> [Records for this task]
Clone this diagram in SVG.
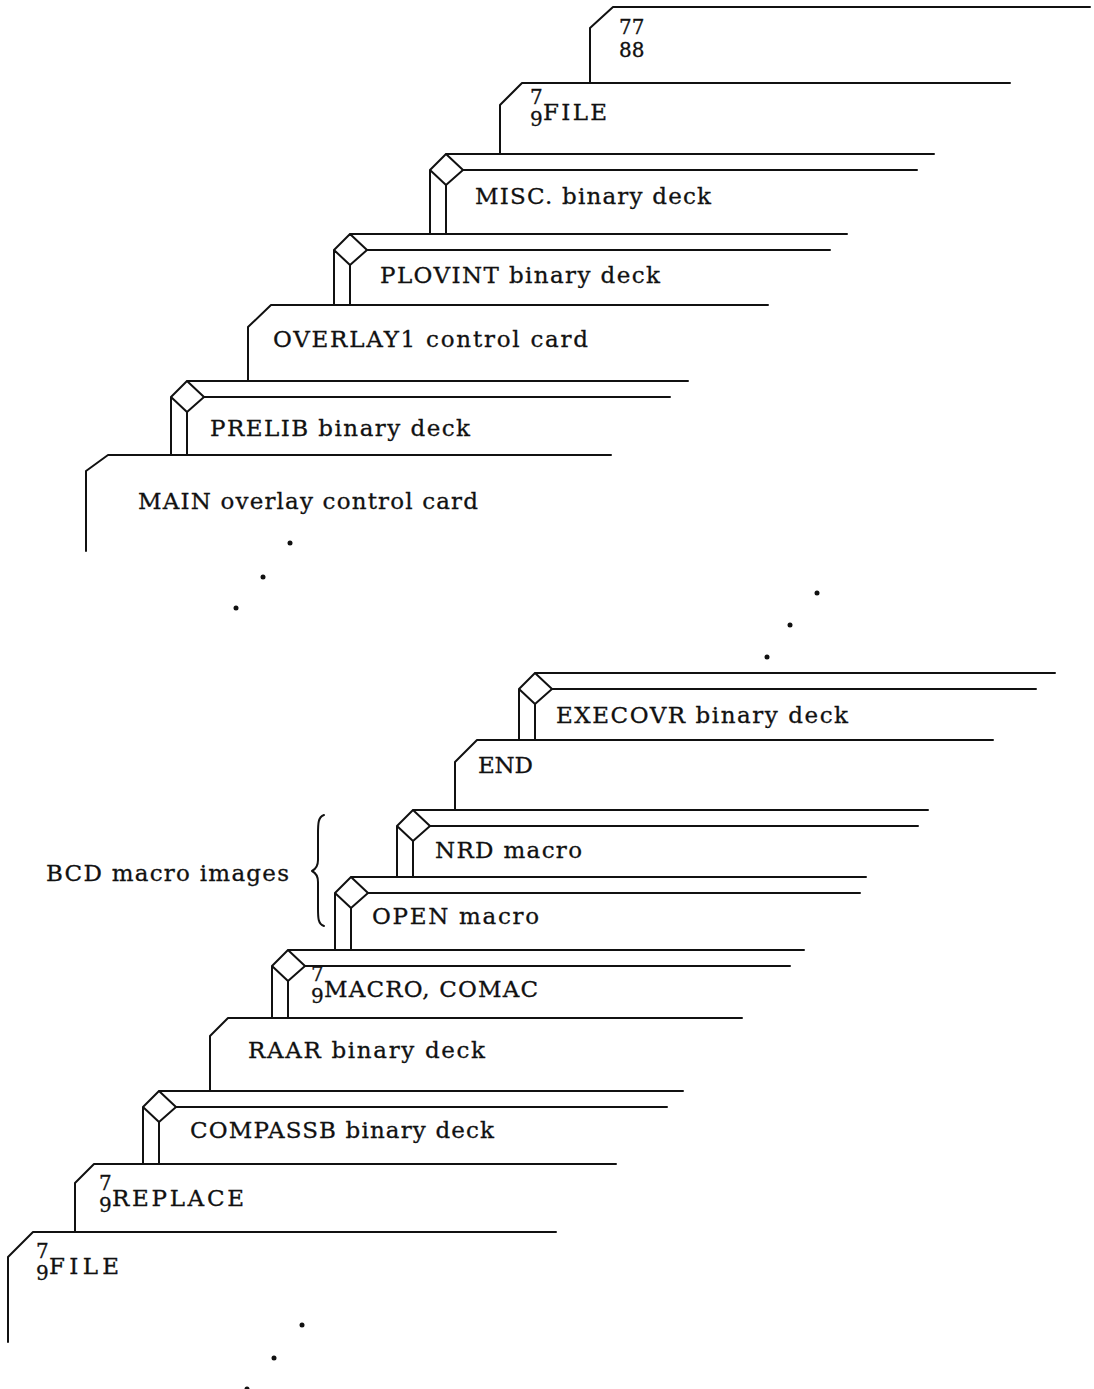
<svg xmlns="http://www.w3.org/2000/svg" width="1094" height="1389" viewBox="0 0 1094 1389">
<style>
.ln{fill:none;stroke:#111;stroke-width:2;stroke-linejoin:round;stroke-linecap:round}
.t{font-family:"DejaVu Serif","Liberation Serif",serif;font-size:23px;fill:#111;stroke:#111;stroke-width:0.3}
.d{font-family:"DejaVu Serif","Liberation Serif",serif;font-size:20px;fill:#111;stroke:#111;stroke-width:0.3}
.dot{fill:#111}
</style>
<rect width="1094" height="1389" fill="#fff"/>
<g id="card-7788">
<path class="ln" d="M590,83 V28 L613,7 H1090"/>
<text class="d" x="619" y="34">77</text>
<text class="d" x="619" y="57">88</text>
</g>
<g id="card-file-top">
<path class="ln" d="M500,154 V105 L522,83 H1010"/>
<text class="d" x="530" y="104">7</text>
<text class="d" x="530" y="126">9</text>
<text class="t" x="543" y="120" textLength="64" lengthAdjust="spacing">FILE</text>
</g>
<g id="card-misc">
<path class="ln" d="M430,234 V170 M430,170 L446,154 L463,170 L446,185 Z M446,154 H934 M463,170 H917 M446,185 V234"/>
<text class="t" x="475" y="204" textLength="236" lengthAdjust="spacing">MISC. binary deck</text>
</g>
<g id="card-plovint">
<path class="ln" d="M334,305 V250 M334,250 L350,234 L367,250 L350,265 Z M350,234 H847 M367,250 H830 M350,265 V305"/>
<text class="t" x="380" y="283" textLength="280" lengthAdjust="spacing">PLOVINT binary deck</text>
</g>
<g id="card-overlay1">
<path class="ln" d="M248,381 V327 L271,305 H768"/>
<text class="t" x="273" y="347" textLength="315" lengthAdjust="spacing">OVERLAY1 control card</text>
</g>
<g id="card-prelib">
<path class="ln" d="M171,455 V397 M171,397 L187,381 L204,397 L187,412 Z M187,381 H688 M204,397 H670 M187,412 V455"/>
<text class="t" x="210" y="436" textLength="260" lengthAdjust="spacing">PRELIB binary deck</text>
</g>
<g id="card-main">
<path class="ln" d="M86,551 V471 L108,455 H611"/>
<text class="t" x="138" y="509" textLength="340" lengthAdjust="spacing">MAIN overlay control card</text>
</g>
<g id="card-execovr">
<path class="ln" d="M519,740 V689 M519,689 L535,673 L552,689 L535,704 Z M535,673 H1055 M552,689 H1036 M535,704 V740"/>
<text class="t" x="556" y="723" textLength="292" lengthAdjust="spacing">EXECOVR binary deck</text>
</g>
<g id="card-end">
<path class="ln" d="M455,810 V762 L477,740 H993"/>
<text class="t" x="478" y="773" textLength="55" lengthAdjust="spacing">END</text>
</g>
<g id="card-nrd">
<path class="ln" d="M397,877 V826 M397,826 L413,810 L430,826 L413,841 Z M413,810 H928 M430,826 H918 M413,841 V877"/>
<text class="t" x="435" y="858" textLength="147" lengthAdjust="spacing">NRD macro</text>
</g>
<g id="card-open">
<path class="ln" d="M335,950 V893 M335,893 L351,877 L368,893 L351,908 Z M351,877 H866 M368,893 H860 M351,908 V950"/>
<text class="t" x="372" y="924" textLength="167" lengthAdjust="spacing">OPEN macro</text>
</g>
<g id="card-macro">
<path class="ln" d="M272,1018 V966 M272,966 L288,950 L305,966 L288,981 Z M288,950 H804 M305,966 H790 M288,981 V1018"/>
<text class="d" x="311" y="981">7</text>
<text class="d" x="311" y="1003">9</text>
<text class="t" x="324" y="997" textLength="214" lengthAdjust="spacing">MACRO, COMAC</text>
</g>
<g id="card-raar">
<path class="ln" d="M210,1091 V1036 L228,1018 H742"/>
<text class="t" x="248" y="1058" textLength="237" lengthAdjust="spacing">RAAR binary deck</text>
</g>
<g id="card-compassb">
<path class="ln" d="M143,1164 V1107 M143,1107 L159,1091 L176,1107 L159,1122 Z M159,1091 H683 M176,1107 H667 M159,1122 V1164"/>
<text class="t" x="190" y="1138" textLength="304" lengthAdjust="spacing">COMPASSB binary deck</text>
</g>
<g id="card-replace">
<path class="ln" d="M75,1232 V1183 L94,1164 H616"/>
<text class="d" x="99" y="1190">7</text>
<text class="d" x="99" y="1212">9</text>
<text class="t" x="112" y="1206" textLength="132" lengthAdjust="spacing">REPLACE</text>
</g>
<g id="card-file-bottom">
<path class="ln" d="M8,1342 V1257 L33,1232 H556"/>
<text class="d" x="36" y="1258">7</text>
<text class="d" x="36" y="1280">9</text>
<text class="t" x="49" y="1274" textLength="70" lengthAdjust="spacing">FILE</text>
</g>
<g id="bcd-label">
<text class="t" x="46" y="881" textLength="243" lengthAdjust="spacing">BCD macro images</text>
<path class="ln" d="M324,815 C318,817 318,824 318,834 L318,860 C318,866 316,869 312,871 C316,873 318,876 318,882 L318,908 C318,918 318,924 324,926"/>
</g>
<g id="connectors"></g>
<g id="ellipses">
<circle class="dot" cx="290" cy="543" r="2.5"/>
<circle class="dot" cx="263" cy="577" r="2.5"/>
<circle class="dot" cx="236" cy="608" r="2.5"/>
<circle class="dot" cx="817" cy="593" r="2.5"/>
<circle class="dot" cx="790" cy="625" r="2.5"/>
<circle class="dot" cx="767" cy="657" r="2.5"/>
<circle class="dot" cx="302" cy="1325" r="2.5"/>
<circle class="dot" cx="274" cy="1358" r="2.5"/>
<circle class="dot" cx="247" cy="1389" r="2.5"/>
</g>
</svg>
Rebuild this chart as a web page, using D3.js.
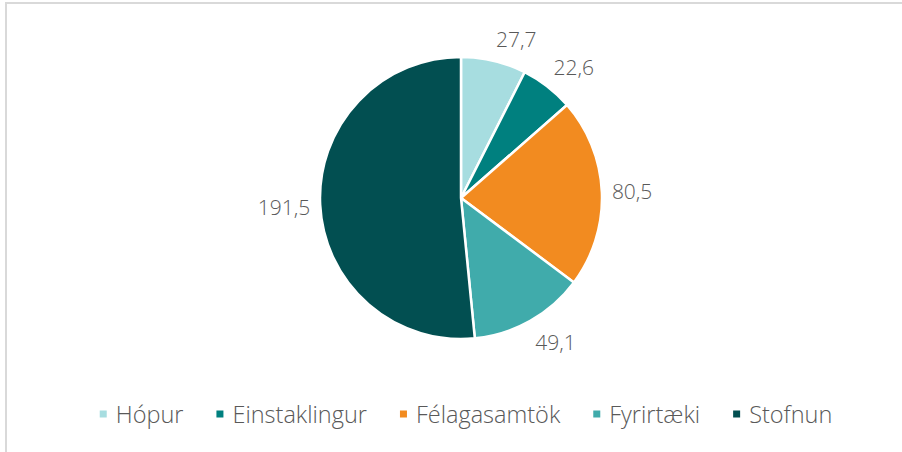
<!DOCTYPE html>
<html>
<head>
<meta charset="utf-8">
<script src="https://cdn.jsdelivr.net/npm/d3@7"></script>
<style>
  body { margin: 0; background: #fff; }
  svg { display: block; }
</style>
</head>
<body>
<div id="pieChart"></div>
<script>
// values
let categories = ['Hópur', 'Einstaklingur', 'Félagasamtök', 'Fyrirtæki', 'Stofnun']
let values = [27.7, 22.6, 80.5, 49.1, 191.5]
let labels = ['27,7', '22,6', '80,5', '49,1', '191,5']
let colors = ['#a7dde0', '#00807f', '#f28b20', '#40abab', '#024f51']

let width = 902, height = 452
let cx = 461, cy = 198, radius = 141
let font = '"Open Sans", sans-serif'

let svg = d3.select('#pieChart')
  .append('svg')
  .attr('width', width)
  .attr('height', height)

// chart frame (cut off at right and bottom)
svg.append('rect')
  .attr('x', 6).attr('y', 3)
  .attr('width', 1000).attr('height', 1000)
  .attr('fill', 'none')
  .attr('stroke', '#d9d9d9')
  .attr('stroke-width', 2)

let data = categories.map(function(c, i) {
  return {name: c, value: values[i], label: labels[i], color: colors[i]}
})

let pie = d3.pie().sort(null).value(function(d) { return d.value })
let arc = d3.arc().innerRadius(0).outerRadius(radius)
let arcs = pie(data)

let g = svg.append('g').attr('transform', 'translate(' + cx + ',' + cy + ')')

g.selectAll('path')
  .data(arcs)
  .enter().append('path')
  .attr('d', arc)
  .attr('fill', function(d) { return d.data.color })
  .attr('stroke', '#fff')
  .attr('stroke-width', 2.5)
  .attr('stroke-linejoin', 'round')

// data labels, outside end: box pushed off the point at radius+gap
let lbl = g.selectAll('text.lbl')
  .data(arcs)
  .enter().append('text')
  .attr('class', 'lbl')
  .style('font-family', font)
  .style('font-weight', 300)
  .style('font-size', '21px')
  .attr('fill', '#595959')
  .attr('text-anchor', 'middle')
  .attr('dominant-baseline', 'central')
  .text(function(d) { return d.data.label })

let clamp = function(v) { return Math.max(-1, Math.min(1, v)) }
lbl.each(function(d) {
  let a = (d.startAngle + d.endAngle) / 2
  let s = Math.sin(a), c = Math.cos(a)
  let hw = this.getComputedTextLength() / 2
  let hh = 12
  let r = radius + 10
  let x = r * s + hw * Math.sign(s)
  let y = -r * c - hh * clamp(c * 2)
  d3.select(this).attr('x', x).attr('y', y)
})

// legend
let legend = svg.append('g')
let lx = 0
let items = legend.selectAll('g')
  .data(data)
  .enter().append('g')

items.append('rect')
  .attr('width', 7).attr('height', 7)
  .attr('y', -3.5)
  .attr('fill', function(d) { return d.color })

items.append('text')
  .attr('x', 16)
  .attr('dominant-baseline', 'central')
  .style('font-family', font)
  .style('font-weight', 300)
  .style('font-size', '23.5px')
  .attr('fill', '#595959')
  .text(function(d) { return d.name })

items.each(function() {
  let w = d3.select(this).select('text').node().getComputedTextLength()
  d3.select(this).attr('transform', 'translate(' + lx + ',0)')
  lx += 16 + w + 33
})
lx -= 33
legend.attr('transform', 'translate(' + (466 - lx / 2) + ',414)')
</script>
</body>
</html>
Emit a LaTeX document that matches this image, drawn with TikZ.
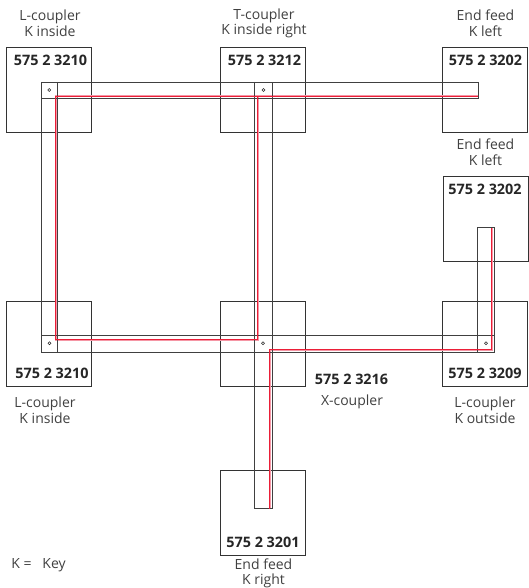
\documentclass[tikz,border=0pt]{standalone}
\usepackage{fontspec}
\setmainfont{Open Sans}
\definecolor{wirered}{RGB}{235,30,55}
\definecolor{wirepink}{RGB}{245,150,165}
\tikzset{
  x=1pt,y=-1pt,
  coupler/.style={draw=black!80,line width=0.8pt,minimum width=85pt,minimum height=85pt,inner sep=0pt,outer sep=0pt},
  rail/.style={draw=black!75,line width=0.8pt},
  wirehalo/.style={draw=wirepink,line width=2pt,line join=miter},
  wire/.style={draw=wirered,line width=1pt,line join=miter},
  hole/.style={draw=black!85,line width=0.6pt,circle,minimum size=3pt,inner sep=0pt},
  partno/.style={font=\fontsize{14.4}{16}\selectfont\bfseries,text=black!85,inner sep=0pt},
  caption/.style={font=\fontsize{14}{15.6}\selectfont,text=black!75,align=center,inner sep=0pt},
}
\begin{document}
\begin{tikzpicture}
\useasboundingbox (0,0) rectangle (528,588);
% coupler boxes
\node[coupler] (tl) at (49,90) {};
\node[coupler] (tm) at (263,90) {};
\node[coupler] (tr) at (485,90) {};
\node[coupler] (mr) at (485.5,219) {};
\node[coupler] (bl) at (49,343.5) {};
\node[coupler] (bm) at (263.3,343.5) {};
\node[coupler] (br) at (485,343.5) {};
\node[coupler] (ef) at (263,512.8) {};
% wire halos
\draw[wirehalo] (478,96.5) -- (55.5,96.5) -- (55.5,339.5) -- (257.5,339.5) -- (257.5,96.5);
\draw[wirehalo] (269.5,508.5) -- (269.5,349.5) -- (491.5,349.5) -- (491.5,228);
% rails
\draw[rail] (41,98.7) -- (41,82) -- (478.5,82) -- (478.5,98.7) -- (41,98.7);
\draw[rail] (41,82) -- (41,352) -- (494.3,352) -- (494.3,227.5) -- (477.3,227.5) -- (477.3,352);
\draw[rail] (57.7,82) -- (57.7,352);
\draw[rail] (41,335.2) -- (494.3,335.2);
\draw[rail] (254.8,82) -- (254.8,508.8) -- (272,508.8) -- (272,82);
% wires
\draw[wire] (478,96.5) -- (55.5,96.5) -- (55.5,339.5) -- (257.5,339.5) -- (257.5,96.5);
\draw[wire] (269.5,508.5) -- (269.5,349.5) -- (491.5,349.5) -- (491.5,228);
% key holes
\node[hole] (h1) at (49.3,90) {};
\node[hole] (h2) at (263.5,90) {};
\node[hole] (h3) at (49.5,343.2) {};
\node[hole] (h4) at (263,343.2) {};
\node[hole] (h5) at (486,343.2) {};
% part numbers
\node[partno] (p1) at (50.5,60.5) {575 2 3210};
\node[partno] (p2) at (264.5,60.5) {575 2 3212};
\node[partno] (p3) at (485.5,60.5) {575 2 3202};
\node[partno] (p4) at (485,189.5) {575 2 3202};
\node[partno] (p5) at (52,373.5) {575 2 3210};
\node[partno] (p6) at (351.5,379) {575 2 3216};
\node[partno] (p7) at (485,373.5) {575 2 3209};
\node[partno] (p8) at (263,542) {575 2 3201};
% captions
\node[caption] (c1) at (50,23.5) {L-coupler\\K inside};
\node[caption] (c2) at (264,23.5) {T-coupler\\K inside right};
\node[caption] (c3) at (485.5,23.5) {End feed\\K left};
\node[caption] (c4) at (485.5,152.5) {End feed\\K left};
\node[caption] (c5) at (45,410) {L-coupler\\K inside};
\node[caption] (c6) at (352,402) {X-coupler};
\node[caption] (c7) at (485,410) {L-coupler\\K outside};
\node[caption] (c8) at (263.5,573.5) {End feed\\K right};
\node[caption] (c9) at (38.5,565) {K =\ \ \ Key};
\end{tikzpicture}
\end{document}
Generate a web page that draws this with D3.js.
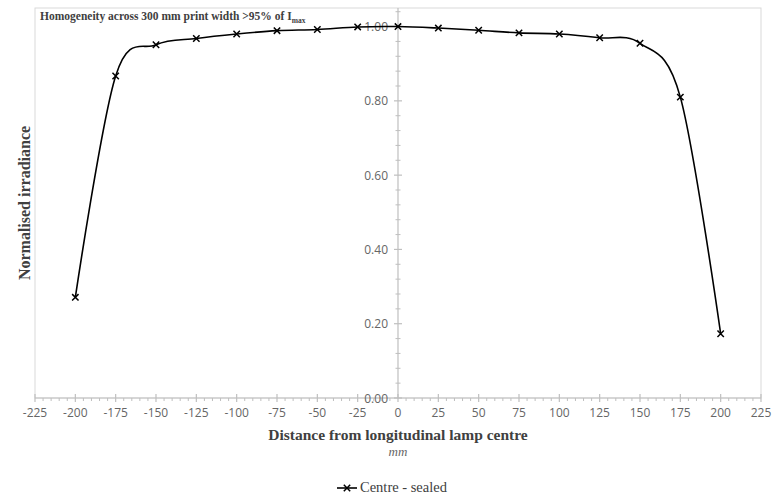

> [Direction]
Repeat only the lines from the one holding "Rebuild this chart" to the one holding "let g = svg.append('g').attr('transform', 'translate('", both ends included, and drop the images.

> [Exercise response]
Rebuild this chart as a web page, using D3.js.
<!DOCTYPE html>
<html>
<head>
<meta charset="utf-8">
<script src="https://cdn.jsdelivr.net/npm/d3@7"></script>
<style>
  body { margin: 0; background: #fff; }
  svg { display: block; }
</style>
</head>
<body>
<div id="pieChart"></div>
<script>
// values
let categories = ['Hópur', 'Einstaklingur', 'Félagasamtök', 'Fyrirtæki', 'Stofnun']
let values = [27.7, 22.6, 80.5, 49.1, 191.5]
let labels = ['27,7', '22,6', '80,5', '49,1', '191,5']
let colors = ['#a7dde0', '#00807f', '#f28b20', '#40abab', '#024f51']

let width = 902, height = 452
let cx = 461, cy = 198, radius = 141
let font = '"Open Sans", sans-serif'

let svg = d3.select('#pieChart')
  .append('svg')
  .attr('width', width)
  .attr('height', height)

// chart frame (cut off at right and bottom)
svg.append('rect')
  .attr('x', 6).attr('y', 3)
  .attr('width', 1000).attr('height', 1000)
  .attr('fill', 'none')
  .attr('stroke', '#d9d9d9')
  .attr('stroke-width', 2)

let data = categories.map(function(c, i) {
  return {name: c, value: values[i], label: labels[i], color: colors[i]}
})

let pie = d3.pie().sort(null).value(function(d) { return d.value })
let arc = d3.arc().innerRadius(0).outerRadius(radius)
let arcs = pie(data)

let g = svg.append('g').attr('transform', 'translate(' + cx + ',' + cy + ')')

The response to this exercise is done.